Dear Tell All: I'm amused by the fact that Republicans recently instituted a dress code for legislators in the state Assembly. Now there's a great solution to one of Wisconsin's biggest problems: the fact that not enough male politicians wear proper suits and ties, and not enough female politicians wear proper dresses or pants suits.
In my view, the respectable clothes just mask the odious behavior of many state legislators. How about requiring that they can only wear such clothes if they act respectably, and otherwise must be forced to dress like the slobs they really are?
Dressed Down
Dear Dressed Down: I think it would be problematic to require Wisconsin legislators to dress in a way that reflects their real selves. That means some of them would have to wear clown, caveman or vampire costumes, and then people around the country would start making fun of our state government.
Oops, people around the country are already doing that, aren't they? Bring on the clown costumes, I guess.
Okay, Tell All, I wasn't going to chime in, but you published another sympathetic column about Suzy Favor Hamilton, the Madison-based track star who secretly engaged in prostitution over the past year ("Defending Suzy Favor Hamilton," 1/13/2013). So now I'm going to speak for a different group.

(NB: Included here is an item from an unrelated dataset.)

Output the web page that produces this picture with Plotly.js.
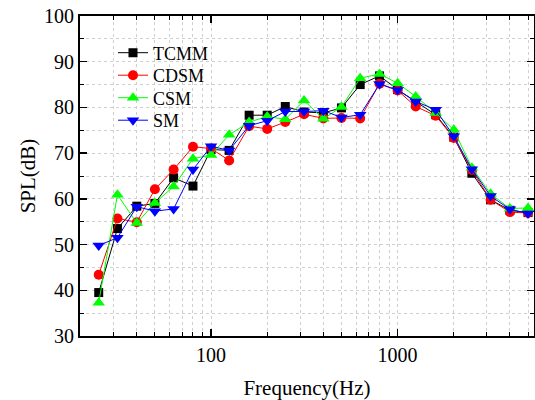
<!DOCTYPE html>
<html>
<head>
<meta charset="utf-8">
<script src="https://cdn.plot.ly/plotly-3.0.1.min.js"></script>
<style>html,body{margin:0;padding:0;background:#fff}#chart{width:535px;height:400px}</style>
</head>
<body>
<div id="chart"></div>
<script>
const freq = [25,31.5,40,50,63,80,100,125,160,200,250,315,400,500,630,800,1000,1250,1600,2000,2500,3150,4000,5000];
const tcmm = [39.5,53.5,58.4,59.0,64.6,62.8,70.8,70.6,78.3,78.3,80.2,79.0,78.8,79.9,85.0,86.9,83.9,81.2,78.4,73.5,65.6,59.8,57.5,57.0];
const cdsm = [43.4,55.7,54.9,62.1,66.4,71.4,71.0,68.4,75.9,75.3,76.8,78.5,77.6,77.7,77.6,85.2,83.7,80.2,78.2,73.3,66.3,59.8,57.1,56.9];
const csm  = [37.3,60.9,54.7,59.1,62.7,68.8,69.6,74.0,76.8,78.0,77.4,81.5,77.5,80.1,86.4,87.3,85.3,82.4,78.8,75.1,66.8,61.1,57.9,58.0];
const sm   = [49.8,51.5,58.3,57.3,57.8,66.4,71.5,70.6,76.0,77.1,79.1,79.1,79.3,77.8,78.4,85.1,83.8,81.3,79.5,73.7,66.5,60.6,57.7,56.8];
const seriesNames = ['TCMM','CDSM','CSM','SM'];
const xMajor = [100,1000];
const xMajorText = ['100','1000'];
const xMinor = [20,30,40,50,60,70,80,90,200,300,400,500,600,700,800,900,2000,3000,4000,5000];

const colors = ['#000000','#ff0000','#00ff00','#0000ff'];
const symbols = ['square','circle','triangle-up','triangle-down'];
const sizes = [9,10,11,11];
const legendIds = ['legend','legend2','legend3','legend4'];
const data = [tcmm,cdsm,csm,sm].map((y,i)=>({
  x: freq, y: y, type:'scatter', mode:'lines+markers', name: seriesNames[i],
  legend: legendIds[i],
  line:{color:colors[i], width:1},
  marker:{color:colors[i], symbol:symbols[i], size:sizes[i]}
}));

const FAM = 'Liberation Serif';
const f = (s)=>({family:FAM, size:s, color:'#000'});
const grid = '#cfcfcf';
const layout = {
  width:535, height:400,
  margin:{l:80, r:1, t:16, b:64},
  paper_bgcolor:'#fff', plot_bgcolor:'#fff',
  font: f(20),
  showlegend:true,
  xaxis:{
    type:'log', range:[1.2976, 3.731],
    tickmode:'array', tickvals:xMajor, ticktext:xMajorText,
    ticks:'inside', ticklen:7, tickwidth:1.5, tickcolor:'#000',
    showline:true, linecolor:'#000', linewidth:2, mirror:'ticks',
    showgrid:true, gridcolor:grid, gridwidth:1, griddash:'dot',
    zeroline:false,
    tickfont:f(20),
    title:{text:'Frequency(Hz)', font:f(21), standoff:16},
    minor:{tickmode:'array', tickvals:xMinor, ticks:'inside', ticklen:4, tickwidth:1, tickcolor:'#000',
           showgrid:true, gridcolor:grid, gridwidth:1, griddash:'dot'}
  },
  yaxis:{
    range:[30,100], dtick:10, tick0:0,
    ticks:'inside', ticklen:7, tickwidth:1.5, tickcolor:'#000',
    showline:true, linecolor:'#000', linewidth:2, mirror:'ticks',
    showgrid:true, gridcolor:grid, gridwidth:1, griddash:'dot',
    zeroline:false,
    tickfont:f(20),
    title:{text:'SPL(dB)', font:f(21), standoff:3},
    minor:{dtick:5, ticks:'inside', ticklen:4, tickwidth:1, tickcolor:'#000',
           showgrid:true, gridcolor:grid, gridwidth:1, griddash:'dot'}
  }
};
const rowY = [53, 75.5, 98, 120.5];
legendIds.forEach((id,i)=>{
  layout[id] = {x:(113-80)/454, y:1-(rowY[i]-16)/320, xanchor:'left', yanchor:'middle',
    bgcolor:'rgba(0,0,0,0)', borderwidth:0, font:f(18)};
});
Plotly.newPlot('chart', data, layout, {displayModeBar:false, staticPlot:true});
</script>
</body>
</html>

Those of us who work with children in the UW summer programs have had to go through a background check that went so far as a credit check, because "people who have bad credit tend to do bad things." We are all quite fortunate, I guess, that said background check didn't turn up the prostitution we are all into. Whew!! Dodged another bullet!
naryAword
Dear Nary: I take your point: You and your fellow summer-program employees are required to walk the straight and narrow, and now comes an outpouring of sympathy for a celebrity like Suzy Favor Hamilton after she engages in prostitution. The only thing I'd point out is that, to judge from the letters I've gotten, the outpouring of sympathy is matched by an outpouring of disapproval.